→ **EXERCISE INSTRUCTIONS**
Exactly retype the lines from the top of the data through the line containing "const data = categories.map((c, i)", leaving out every picture.

→ **GIVEN MATERIAL**
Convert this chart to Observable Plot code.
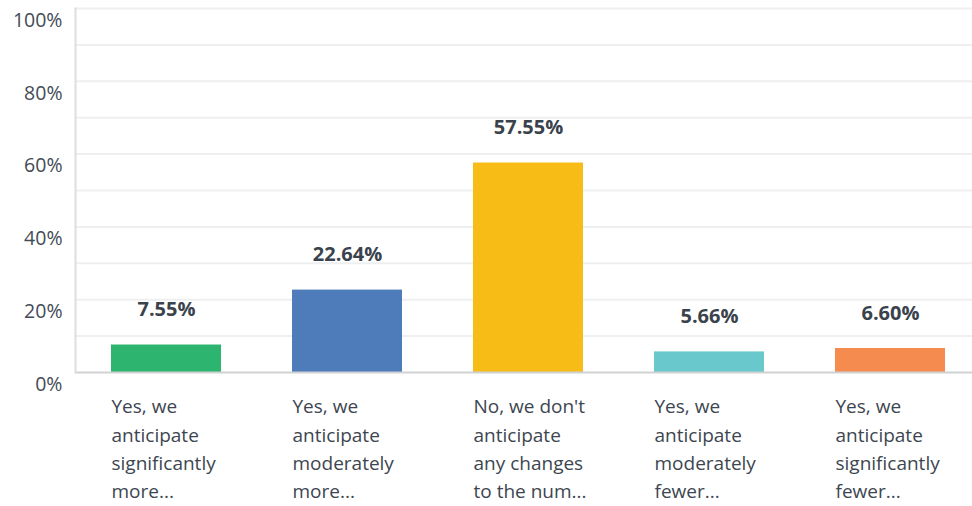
<!DOCTYPE html>
<html>
<head>
<meta charset="utf-8">
<script src="https://cdn.jsdelivr.net/npm/d3@7"></script>
<script src="https://cdn.jsdelivr.net/npm/@observablehq/plot@0.6"></script>
<style>
  html, body { margin: 0; padding: 0; background: #fff; }
  #chart svg { display: block; }
</style>
</head>
<body>
<div id="chart"></div>
<script>
const categories = [
  "Yes, we\nanticipate\nsignificantly\nmore...",
  "Yes, we\nanticipate\nmoderately\nmore...",
  "No, we don't\nanticipate\nany changes\nto the num...",
  "Yes, we\nanticipate\nmoderately\nfewer...",
  "Yes, we\nanticipate\nsignificantly\nfewer..."
];
const values = [7.55, 22.64, 57.55, 5.66, 6.60];
const colors = ["#2db46e", "#4e7cba", "#f7bd16", "#69c8cb", "#f58b4f"];
const yTickLabels = [0, 20, 40, 60, 80, 100];
const gridTicks = [10, 20, 30, 40, 50, 60, 70, 80, 90, 100];

const data = categories.map((c, i) => ({category: c, value: values[i], color: colors[i]}));

const chart = Plot.plot({
  width: 972,
  height: 506,
  marginTop: 8,
  marginBottom: 134,
  marginLeft: 75,
  marginRight: 0,
  style: {fontFamily: "'Open Sans', 'Noto Sans', sans-serif", background: "#fff"},
  x: {domain: categories, range: [76, 981], paddingInner: 0.39, paddingOuter: 0.195, axis: null},
  y: {domain: [0, 100], axis: null},
  marks: [
    Plot.ruleY(gridTicks, {stroke: "#edeff0", strokeWidth: 2, strokeOpacity: 1}),
    Plot.barY(data, {x: "category", y: "value", fill: "color"}),
    Plot.ruleY([0], {stroke: "#cfd1d2", strokeWidth: 2}),
    Plot.frame({anchor: "left", stroke: "#dcdedf", strokeWidth: 2}),
    Plot.text(yTickLabels, {
      x: null, y: d => d, frameAnchor: "left", dx: -13, dy: 12,
      text: d => d + "%", textAnchor: "end", fontSize: 19.5, fill: "#434b55"
    }),
    Plot.text(data, {
      x: "category", y: "value", text: d => d.value.toFixed(2) + "%",
      dy: -35, fontSize: 20, fontWeight: "bold", fill: "#3a424c"
    }),
    Plot.text(data, {
      x: "category", y: 0, text: "category",
      textAnchor: "start", dx: -55, dy: 21, lineAnchor: "top",
      lineHeight: 1.48, fontSize: 19, fill: "#3d4650"
    })
  ]
});
document.getElementById("chart").appendChild(chart);
</script>
</body>
</html>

→ **EXERCISE RESPONSE**
Convert this chart to Observable Plot code.
<!DOCTYPE html>
<html>
<head>
<meta charset="utf-8">
<script src="https://cdn.jsdelivr.net/npm/d3@7"></script>
<script src="https://cdn.jsdelivr.net/npm/@observablehq/plot@0.6"></script>
<style>
  html, body { margin: 0; padding: 0; background: #fff; }
  #chart svg { display: block; }
</style>
</head>
<body>
<div id="chart"></div>
<script>
const categories = [
  "Yes, we\nanticipate\nsignificantly\nmore...",
  "Yes, we\nanticipate\nmoderately\nmore...",
  "No, we don't\nanticipate\nany changes\nto the num...",
  "Yes, we\nanticipate\nmoderately\nfewer...",
  "Yes, we\nanticipate\nsignificantly\nfewer..."
];
const values = [7.55, 22.64, 57.55, 5.66, 6.60];
const colors = ["#2db46e", "#4e7cba", "#f7bd16", "#69c8cb", "#f58b4f"];
const yTickLabels = [0, 20, 40, 60, 80, 100];
const gridTicks = [10, 20, 30, 40, 50, 60, 70, 80, 90, 100];

const data = categories.map((c, i) => ({category: c, value: values[i], color: colors[i]}));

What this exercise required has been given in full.